The “Heartbeat Bill,” sponsored by Rep. Micah Van Huss, R-Jonesborough, and Sen. Mae Beavers, R-Mt. Juliet, would ban abortions after a fetal heartbeat was detected, which usually happens at around five weeks.
House Health Subcommittee chairman Rep. Cameron Sexton, R-Crossville, motioned to table the legislation until next year due to ongoing political changes and a future Supreme Court justice appointment.
The bill would conflict with the 1973 Supreme Court case, Roe v. Wade, which legally permitted abortions until fetal viability, or around 24 weeks.
Tennessee Attorney General Herbert Slatery III gave his opinion on the legislation earlier this month.
“While some of the proposed changes are constitutionally defensible, the proposed prohibition on abortion, absent a medical emergency after the detection of a fetal heartbeat and before viability of the fetus, is constitutionally suspect,” Slatery said.
Slatery also pointed to court decisions in Arkansas and North Dakota to support his opinion.

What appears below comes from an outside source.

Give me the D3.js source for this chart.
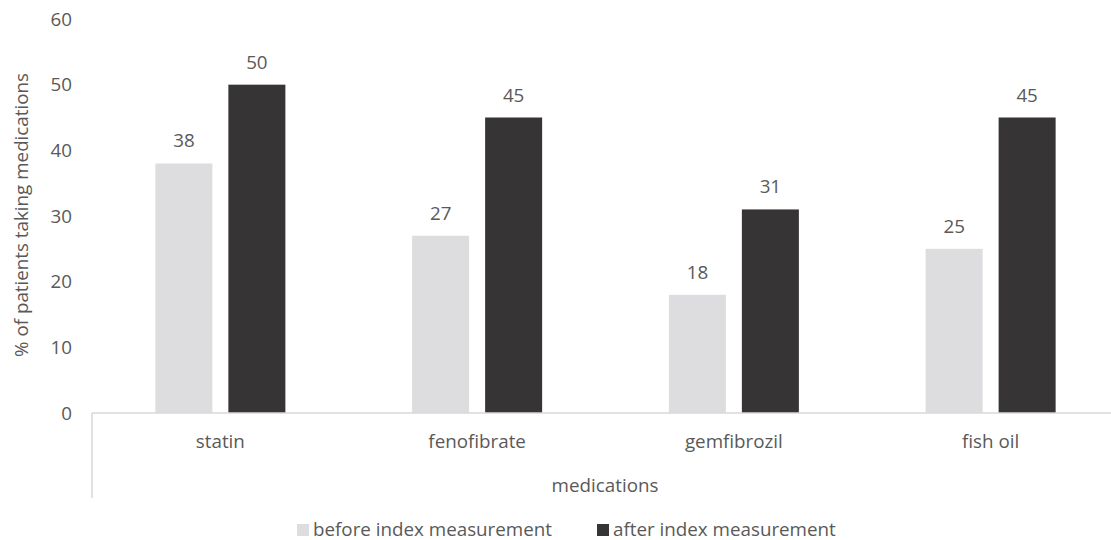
<!DOCTYPE html>
<html>
<head>
<meta charset="utf-8">
<script src="https://cdn.jsdelivr.net/npm/d3@7"></script>
<style>
  body { margin: 0; background: #fff; }
  text { font-family: "Open Sans", sans-serif; fill: #595959; }
</style>
</head>
<body>
<svg id="chart" width="1111" height="540"></svg>
<script>
var categories = ['statin', 'fenofibrate', 'gemfibrozil', 'fish oil'];
var seriesNames = ['before index measurement', 'after index measurement'];
var before = [38, 27, 18, 25];
var after = [50, 45, 31, 45];
var yTicks = [0, 10, 20, 30, 40, 50, 60];
var colors = ['#dddddf', '#363435'];

var svg = d3.select('#chart');
var plotLeft = 92, plotRight = 1119, plotTop = 19, plotBottom = 413;
var fs = '18.8px';

var x = d3.scaleBand().domain(categories).range([plotLeft, plotRight]);
var xSub = d3.scaleOrdinal().domain([0, 1]).range([-65, 8]);
var barW = 57;
var y = d3.scaleLinear().domain([0, 60]).range([plotBottom, plotTop]);

// y tick labels (no axis line)
svg.append('g').selectAll('text')
  .data(yTicks)
  .enter().append('text')
  .attr('x', 72)
  .attr('y', function(d) { return y(d); })
  .attr('dy', '0.35em')
  .attr('text-anchor', 'end')
  .style('font-size', fs)
  .text(function(d) { return d; });

// bars
var rows = categories.map(function(c, i) { return { cat: c, vals: [before[i], after[i]] }; });
var groups = svg.append('g').selectAll('g')
  .data(rows)
  .enter().append('g')
  .attr('transform', function(d) { return 'translate(' + (x(d.cat) + x.bandwidth() / 2) + ',0)'; });

groups.selectAll('rect')
  .data(function(d) { return d.vals; })
  .enter().append('rect')
  .attr('x', function(d, i) { return xSub(i); })
  .attr('y', function(d) { return y(d); })
  .attr('width', barW)
  .attr('height', function(d) { return plotBottom - y(d); })
  .attr('fill', function(d, i) { return colors[i]; });

groups.selectAll('text')
  .data(function(d) { return d.vals; })
  .enter().append('text')
  .attr('x', function(d, i) { return xSub(i) + barW / 2; })
  .attr('y', function(d) { return y(d) - 16; })
  .attr('text-anchor', 'middle')
  .style('font-size', fs)
  .text(function(d) { return d; });

// x axis
svg.append('line')
  .attr('x1', plotLeft).attr('x2', 1111)
  .attr('y1', plotBottom).attr('y2', plotBottom)
  .attr('stroke', '#d9d9d9').attr('stroke-width', 1.5);
svg.append('line')
  .attr('x1', plotLeft).attr('x2', plotLeft)
  .attr('y1', plotBottom).attr('y2', 498)
  .attr('stroke', '#d9d9d9').attr('stroke-width', 1.5);

svg.append('g').selectAll('text')
  .data(categories)
  .enter().append('text')
  .attr('x', function(d) { return x(d) + x.bandwidth() / 2; })
  .attr('y', 448)
  .attr('text-anchor', 'middle')
  .style('font-size', fs)
  .text(function(d) { return d; });

svg.append('text')
  .attr('x', 605).attr('y', 492)
  .attr('text-anchor', 'middle')
  .style('font-size', fs)
  .text('medications');

svg.append('text')
  .attr('transform', 'translate(28,215) rotate(-90)')
  .attr('text-anchor', 'middle')
  .style('font-size', fs)
  .text('% of patients taking medications');

// legend
var legendX = [297, 597];
var legend = svg.append('g').selectAll('g')
  .data(seriesNames)
  .enter().append('g')
  .attr('transform', function(d, i) { return 'translate(' + legendX[i] + ',0)'; });
legend.append('rect')
  .attr('x', 0).attr('y', 524)
  .attr('width', 12).attr('height', 12)
  .attr('fill', function(d, i) { return colors[i]; });
legend.append('text')
  .attr('x', 16).attr('y', 536)
  .style('font-size', fs)
  .text(function(d) { return d; });
</script>
</body>
</html>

“Recent judicial decisions support the conclusion that the proposed legislative prohibition upon pre-viability abortions after detection of a fetal heartbeat is constitutionally suspect, but that the other proposed changes to [Tennessee abortion laws] are constitutionally defensible,” he said.
Van Huss said earlier this year he believed his bill would equate to a roughly 90-percent ban on abortions in the state. He said he introduced the bill due to optimism about President Donald Trump’s future Supreme Court pick after the death of Antonin Scalia, which could have strong impacts on abortion legislation.
On Feb. 1, Trump nominated Neil Gorsuch, a judge on the U.S. Court of Appeals for the Tenth Circuit in Colorado, to replace Scalia on the Supreme Court. Gorsuch has yet to be confirmed by the U.S. Senate.
“I am hopeful, with President Trump appointing pro-life conservatives to the Supreme Court, that if this legislation would ever make it that far, that those folks would rule in favor of pro-life citizens,” Van Huss said.